Between 1991 and 2001, the average number of joint-venture deals announced each year increased dramatically from 1,000 to 7,000. As that trend seems to be continuing, executives are clearly setting great store in these temporary partnerships as a way of achieving both short-term and longer-term goals.
Are they getting all they hope for? The answer is murky. While it has been argued that 50% to 60% of joint ventures fail, the definition of success and failure is blurred.1 Joint ventures last an average of six years and are then terminated for any number of reasons. Sometimes success is clear, as the partners have achieved the strategic and financial goals they sought when they began the venture. In other cases, the competitive environment has evolved so that the partnership no longer makes sense for one of the companies, and it sells its stake to the other partner (85% of joint ventures end with the acquisition of the venture by one of the original partners). In China, for instance, joint ventures were once the only way for foreign companies to gain access to that market; when the law changed to permit wholly owned subsidiaries, companies began to terminate joint ventures in order to fully consolidate operations and gain efficiencies. Although not all terminations have such neat explanations, joint ventures are increasingly viewed as strategic options to be exercised in due course. And achieving financial success in the limited window of existence is an ever challenging task.

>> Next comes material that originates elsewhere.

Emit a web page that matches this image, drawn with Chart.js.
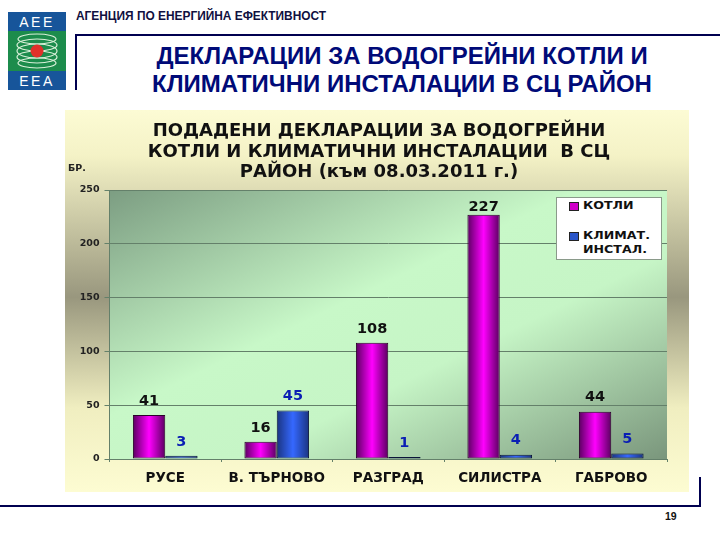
<!DOCTYPE html>
<html>
<head>
<meta charset="utf-8">
<script src="https://cdn.jsdelivr.net/npm/chart.js@4"></script>
<style>
  html, body { margin: 0; padding: 0; background: #fff; }
  body { width: 720px; height: 540px; position: relative; overflow: hidden; font-family: "Liberation Sans", Arial, sans-serif; }
  .abs { position: absolute; }
  #agency { left: 76px; top: 9px; font-size: 11.9px; font-weight: bold; color: #101040; white-space: nowrap; }
  #heading { left: 76px; width: 652px; top: 42px; text-align: center; font-size: 24px; line-height: 28px; font-weight: bold; color: #000a78; white-space: nowrap; }
  .navy { background: #000050; }
  #panel { left: 65px; top: 110px; width: 624px; height: 382px; }
  #legend { left: 556px; top: 197px; width: 104px; height: 61px; background: #fff; border: 1px solid #8a9a8a; font: bold 10px "DejaVu Sans", sans-serif; color: #111; }
  #legend div { position: absolute; white-space: nowrap; transform: scaleX(1.26); transform-origin: left; }
  #legend i { position: absolute; width: 8px; height: 7px; border: 1px solid #222; }
  #page { left: 665px; top: 510px; font-size: 10.5px; font-weight: bold; color: #111; }
</style>
</head>
<body>

<svg class="abs" style="left:8px;top:12px" width="58" height="78" viewBox="0 0 58 78">
  <rect width="58" height="78" fill="#17559a"/>
  <rect y="19" width="58" height="40" fill="#1c8c4c"/>
  <g fill="none" stroke="#d8efd8" stroke-width="1.2">
    <ellipse cx="29" cy="27" rx="19" ry="5"/>
    <ellipse cx="29" cy="33" rx="20" ry="6"/>
    <ellipse cx="29" cy="39" rx="20" ry="7"/>
    <ellipse cx="29" cy="45" rx="20" ry="6"/>
    <ellipse cx="29" cy="51" rx="19" ry="5"/>
  </g>
  <circle cx="29" cy="39" r="6.5" fill="#e0302a"/>
  <text x="29" y="15" text-anchor="middle" fill="#fff" font-family="Liberation Sans" font-size="14" letter-spacing="2.5">AEE</text>
  <text x="29" y="74" text-anchor="middle" fill="#fff" font-family="Liberation Sans" font-size="14" letter-spacing="2.5">EEA</text>
</svg>

<div class="abs" id="agency">АГЕНЦИЯ ПО ЕНЕРГИЙНА ЕФЕКТИВНОСТ</div>
<div class="abs navy" style="left:75px;top:34px;width:645px;height:2px"></div>
<div class="abs navy" style="left:75px;top:34px;width:2px;height:56px"></div>
<div class="abs" id="heading">ДЕКЛАРАЦИИ ЗА ВОДОГРЕЙНИ КОТЛИ И<br>КЛИМАТИЧНИ ИНСТАЛАЦИИ В СЦ РАЙОН</div>

<div class="abs" id="panel"><canvas id="chart"></canvas></div>

<div class="abs" id="legend">
  <i style="left:12px;top:4px;background:#d000c8"></i><div style="left:26px;top:2px">КОТЛИ</div>
  <i style="left:12px;top:34px;background:#2a55c8"></i><div style="left:26px;top:32px">КЛИМАТ.</div>
  <div style="left:26px;top:46px">ИНСТАЛ.</div>
</div>

<div class="abs navy" style="left:0;top:505px;width:701px;height:2px"></div>
<div class="abs navy" style="left:699px;top:477px;width:2px;height:30px"></div>
<div class="abs" id="page">19</div>

<script>
const categories = ['РУСЕ', 'В. ТЪРНОВО', 'РАЗГРАД', 'СИЛИСТРА', 'ГАБРОВО'];
const boilers = [41, 16, 108, 227, 44];
const climate = [3, 45, 1, 4, 5];
const titleLines = ['ПОДАДЕНИ ДЕКЛАРАЦИИ ЗА ВОДОГРЕЙНИ', 'КОТЛИ И КЛИМАТИЧНИ ИНСТАЛАЦИИ  В СЦ', 'РАЙОН (към 08.03.2011 г.)'];

const CAT_PCT = 0.58;

// cylinder look: dark at the edges, bright in the middle of each bar
function barGradient(ctx, side, edge, mid) {
    const chart = ctx.chart;
    const x = chart.scales.x;
    if (!x || !x.width) return edge; // scale not laid out yet
    const w = (x.width / categories.length) * CAT_PCT / 2;
    const c = x.getPixelForValue(ctx.dataIndex);
    if (!Number.isFinite(c)) return edge;
    const left = side < 0 ? c - w : c;
    const g = chart.ctx.createLinearGradient(left, 0, left + w, 0);
    g.addColorStop(0, edge);
    g.addColorStop(0.5, mid);
    g.addColorStop(1, edge);
    return g;
}

// panel and plot backgrounds
const backdrop = {
    id: 'backdrop',
    // title is centred on the whole panel, not on the padded box
    afterLayout(chart) {
        chart.titleBlock.left += 26;
    },
    beforeDraw(chart) {
        const { ctx, width, height, chartArea: a } = chart;
        let g = ctx.createLinearGradient(0, 0, 0, height);
        g.addColorStop(0, '#fcfbd4');
        g.addColorStop(0.12, '#f4f2c6');
        g.addColorStop(0.49, '#99977e');
        g.addColorStop(0.78, '#f0eec0');
        g.addColorStop(1, '#fdfcd2');
        ctx.fillStyle = g;
        ctx.fillRect(0, 0, width, height);

        // light band runs from the bottom left corner to the top right one
        const W = a.right - a.left, H = a.bottom - a.top;
        const s = W * H / (W * W + H * H);
        const cx = a.left + W / 2, cy = a.top + H / 2;
        g = ctx.createLinearGradient(cx - H * s, cy - W * s, cx + H * s, cy + W * s);
        g.addColorStop(0, '#7c9d82');
        g.addColorStop(0.42, '#c8f8c8');
        g.addColorStop(0.62, '#c6f5c6');
        g.addColorStop(1, '#7a967c');
        ctx.fillStyle = g;
        ctx.fillRect(a.left, a.top, W, H);
    }
};

// value labels over the bars, and the "БР." unit
const valueLabels = {
    id: 'valueLabels',
    afterDatasetsDraw(chart) {
        const ctx = chart.ctx;
        ctx.save();
        ctx.textAlign = 'center';
        ctx.textBaseline = 'middle';
        ctx.font = 'bold 14.5px "DejaVu Sans"';
        chart.data.datasets.forEach((ds, i) => {
            ctx.fillStyle = i === 0 ? '#111' : '#0a1eb4';
            chart.getDatasetMeta(i).data.forEach((bar, j) => {
                // the tallest one sits closer to its bar in the original
                const lift = ds.data[j] > 200 ? 8 : 14;
                ctx.fillText(ds.data[j], bar.x, bar.y - lift);
            });
        });
        ctx.font = 'bold 9.5px "DejaVu Sans"';
        ctx.fillStyle = '#222';
        ctx.textAlign = 'left';
        ctx.fillText('БР.', 3, 59);
        ctx.restore();
    }
};

new Chart(document.getElementById('chart'), {
    type: 'bar',
    data: {
        labels: categories,
        datasets: [
            {
                label: 'КОТЛИ',
                data: boilers,
                backgroundColor: ctx => barGradient(ctx, -1, '#5a0060', '#ff00ff'),
                borderColor: '#2a002a',
                borderWidth: 1,
                borderSkipped: false
            },
            {
                label: 'КЛИМАТ. ИНСТАЛ.',
                data: climate,
                backgroundColor: ctx => barGradient(ctx, 1, '#1a3480', '#3568ff'),
                borderColor: '#0a1438',
                borderWidth: 1,
                borderSkipped: false,
                minBarLength: 2 // so the bar for 1 still shows as a dark line
            }
        ]
    },
    options: {
        responsive: true,
        maintainAspectRatio: false,
        animation: false,
        layout: { padding: { right: 22 } },
        datasets: { bar: { categoryPercentage: CAT_PCT, barPercentage: 1 } },
        plugins: {
            legend: { display: false },
            tooltip: { enabled: false },
            title: {
                display: true,
                text: titleLines,
                color: '#111',
                font: { family: '"DejaVu Sans"', weight: 'bold', size: 18, lineHeight: 1.15 },
                padding: { top: 11, bottom: 6.9 }
            }
        },
        scales: {
            x: {
                afterFit(scale) { scale.height = 33; },
                border: { color: '#64806a' },
                grid: { drawOnChartArea: false, color: '#64806a', tickLength: 3 },
                ticks: { color: '#111', padding: 8, maxRotation: 0, font: { family: '"DejaVu Sans"', weight: 'bold', size: 13.5 } }
            },
            y: {
                min: 0,
                max: 250,
                afterFit(scale) { scale.width = 44.5; },
                border: { color: '#64806a' },
                grid: { color: '#64806a', tickLength: 5 },
                ticks: { stepSize: 50, color: '#222', padding: 5, font: { family: '"DejaVu Sans"', weight: 'bold', size: 9.5 } }
            }
        }
    },
    plugins: [backdrop, valueLabels]
});
</script>
</body>
</html>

Often at the root of difficulties within a venture are poor partner relations. Although partner-relationship management has been widely discussed by academics and practitioners, it does not seem to be well practiced.2 In order to maximize a joint venture’s potential over the course of its life, companies must pay more attention to the impact of partner relations on the performance of their offspring. Too often, a negative cycle develops in which poor partner relations lead to poor performance, which in turn puts the partner relations under greater pressure. In ventures where, for example, communication between the partners is primarily limited to formal board meetings, the joint-venture general manager will struggle to respond quickly to differences of interests when hit by an unexpected event like the loss of a major customer, the loss of market share or a general business recession.